COUNCIL RULES OUT SUPPORTING GAA FUNDING BID

IT has been confirmed that the council will not be supporting Down GAA’s application for EU funding assistance for its Ballykinlar centre of excellence. This is due to the project being “in direct competition” with the local authority’s plans to develop a Warrenpoint community hub.

This was revealed at Monday’s meeting of the council’s Economy, Regeneration and Tourism Committee, where the matter of support for Down GAA’s PEACEPLUS funding application was discussed in closed session. After the meeting reopened to the press, committee chair Mickey Ruane (Sinn Féin, Crotlieve) said that “council notes the application for the Down County Board multi-sports hub at Ballykinlar site, through financial assistance”. “Unfortunately, council are not in a position to provide support to the Down County Board for their application to PEACEPLUS for a centre of participation, wellbeing and shared learning hub, as it is in direct competition with our wellbeing hub in Warrenpoint,” he stated.
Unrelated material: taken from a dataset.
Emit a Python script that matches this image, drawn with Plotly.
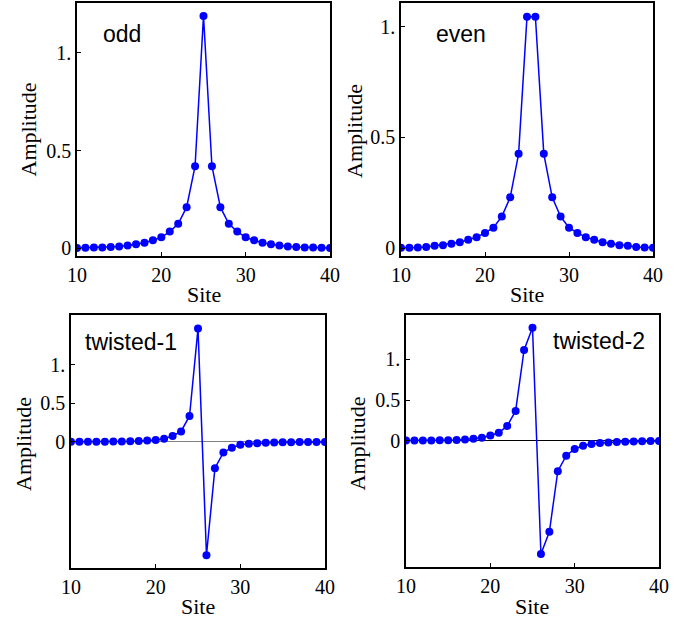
import plotly.graph_objects as go

W, H = 694, 623

sites = list(range(10, 41))

odd_amp = [0.001, 0.002, 0.003, 0.004, 0.006, 0.009, 0.014, 0.020, 0.028, 0.041,
           0.056, 0.085, 0.125, 0.210, 0.420, 1.190, 0.420, 0.210, 0.125, 0.085,
           0.056, 0.041, 0.028, 0.020, 0.014, 0.009, 0.006, 0.004, 0.003, 0.002, 0.001]

even_amp = [0.002, 0.002, 0.003, 0.006, 0.011, 0.014, 0.020, 0.027, 0.038, 0.050,
            0.069, 0.093, 0.143, 0.230, 0.426, 1.045, 1.045, 0.426, 0.230, 0.143,
            0.093, 0.069, 0.050, 0.038, 0.027, 0.020, 0.014, 0.011, 0.006, 0.003, 0.002]

twisted1_amp = [0.001, 0.001, 0.002, 0.002, 0.003, 0.004, 0.006, 0.009, 0.013, 0.018,
                0.026, 0.042, 0.076, 0.135, 0.335, 1.464, -1.464, -0.340, -0.137, -0.075,
                -0.038, -0.024, -0.017, -0.012, -0.009, -0.006, -0.004, -0.003, -0.002, -0.001, -0.001]

twisted2_amp = [0.002, 0.002, 0.003, 0.004, 0.005, 0.007, 0.010, 0.016, 0.024, 0.037,
                0.065, 0.098, 0.182, 0.366, 1.115, 1.388, -1.392, -1.119, -0.374, -0.184,
                -0.102, -0.062, -0.041, -0.029, -0.022, -0.017, -0.013, -0.010, -0.008, -0.005, -0.004]

panel_labels = ["odd", "even", "twisted-1", "twisted-2"]
x_tickvals = [10, 20, 30, 40]
x_ticktext = ["10", "20", "30", "40"]
y_tickvals = [0, 0.5, 1.0]
y_ticktext = ["0", "0.5", "1."]

series = [odd_amp, even_amp, twisted1_amp, twisted2_amp]
yranges = [[-0.04, 1.256], [-0.035, 1.107], [-1.63, 1.64], [-1.551, 1.544]]
frames = [(77, 330, 3, 256), (401, 653, 3, 256), (71, 325, 315, 568), (406, 659, 315, 567)]
zero_colors = [None, None, "#808080", "#000000"]

BLUE = "#0000FF"
serif = "Liberation Serif, Times New Roman, serif"
sans = "Liberation Sans, Arial, sans-serif"

fig = go.Figure()
layout = dict(template="none", width=W, height=H, margin=dict(l=0, r=0, t=0, b=0, pad=0),
              paper_bgcolor="white", plot_bgcolor="white", showlegend=False)

for i, (vals, yr, fr, zc) in enumerate(zip(series, yranges, frames, zero_colors)):
    n = "" if i == 0 else str(i + 1)
    fig.add_trace(go.Scatter(x=sites, y=vals, mode="lines+markers",
                             line=dict(color=BLUE, width=1.5),
                             marker=dict(color=BLUE, size=8),
                             xaxis="x" + n, yaxis="y" + n))
    l, r, t, b = fr
    common = dict(showline=True, linecolor="black", linewidth=1.5, mirror=True,
                  ticks="inside", ticklen=4, tickcolor="black", tickwidth=1,
                  showgrid=False, automargin=False,
                  tickfont=dict(family=serif, size=20, color="black"))
    layout["xaxis" + n] = dict(domain=[l / W, r / W], range=[10, 40], anchor="y" + n,
                               tickvals=x_tickvals, ticktext=x_ticktext, zeroline=False,
                               **common)
    layout["yaxis" + n] = dict(domain=[1 - b / H, 1 - t / H], range=yr, anchor="x" + n,
                               tickvals=y_tickvals, ticktext=y_ticktext,
                               zeroline=zc is not None,
                               zerolinecolor=zc if zc else "black", zerolinewidth=1,
                               **common)

annotations = []
site_pos = [(203.5, 295), (527, 295), (198, 606), (532, 606)]
amp_pos = [(27.5, 130), (354.5, 131.5), (23.5, 443.5), (357, 443.5)]
for (sx, sy) in site_pos:
    annotations.append(dict(text="Site", x=sx / W, y=1 - sy / H, xref="paper", yref="paper",
                            showarrow=False, xanchor="center", yanchor="middle",
                            font=dict(family=serif, size=22, color="black")))
for (ax, ay) in amp_pos:
    annotations.append(dict(text="Amplitude", x=ax / W, y=1 - ay / H, xref="paper", yref="paper",
                            showarrow=False, xanchor="center", yanchor="middle", textangle=-90,
                            font=dict(family=serif, size=22, color="black")))
label_pos = [(101, 34), (434, 34), (83, 342), (551, 341)]
for txt, (lx, ly) in zip(panel_labels, label_pos):
    annotations.append(dict(text=txt, x=lx / W, y=1 - ly / H, xref="paper", yref="paper",
                            showarrow=False, xanchor="left", yanchor="middle",
                            font=dict(family=sans, size=23, color="black")))
layout["annotations"] = annotations

fig.update_layout(**layout)
fig.write_html("out.html", config={"displayModeBar": False},
               post_script="document.body.style.margin='0';document.body.style.overflow='hidden';")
Planning permission for the 12.5-hectare Ballykinlar development – set to include four full-size pitches (three of which will be floodlit), a new two-storey building that will contain a covered spectator stand, office space, player facilities, a museum and a multiuse games area – on the village’s former army base and at Ballykinlar GAC’s existing grounds was granted in July 2021.

Feargal McCormack, chairman of the Ballykinlar project advisory board, told a special meeting of council in March 2022 that the cost of the development would be “£10m plus VAT roughly”, and said that the board had concluded that the best value for money option is “to proceed with this project in one phase”. He also stated that, at that point, there was “a reasonable prospect” that it could be operational within three years. Last June, the council submitted a planning application for a ‘two-storey community facility building and outdoor space’ at Warrenpoint’s Clonallon Park.

A planning statement highlighted that the Warrenpoint Health & Wellbeing Hub would be ‘a modern, fit for purpose and sustainable building to provide community spaces and facilities for the local population and community groups’. ‘It is expected that construction of the new community facility and associated work would start in 2024 and be completed by 2025,’ it read.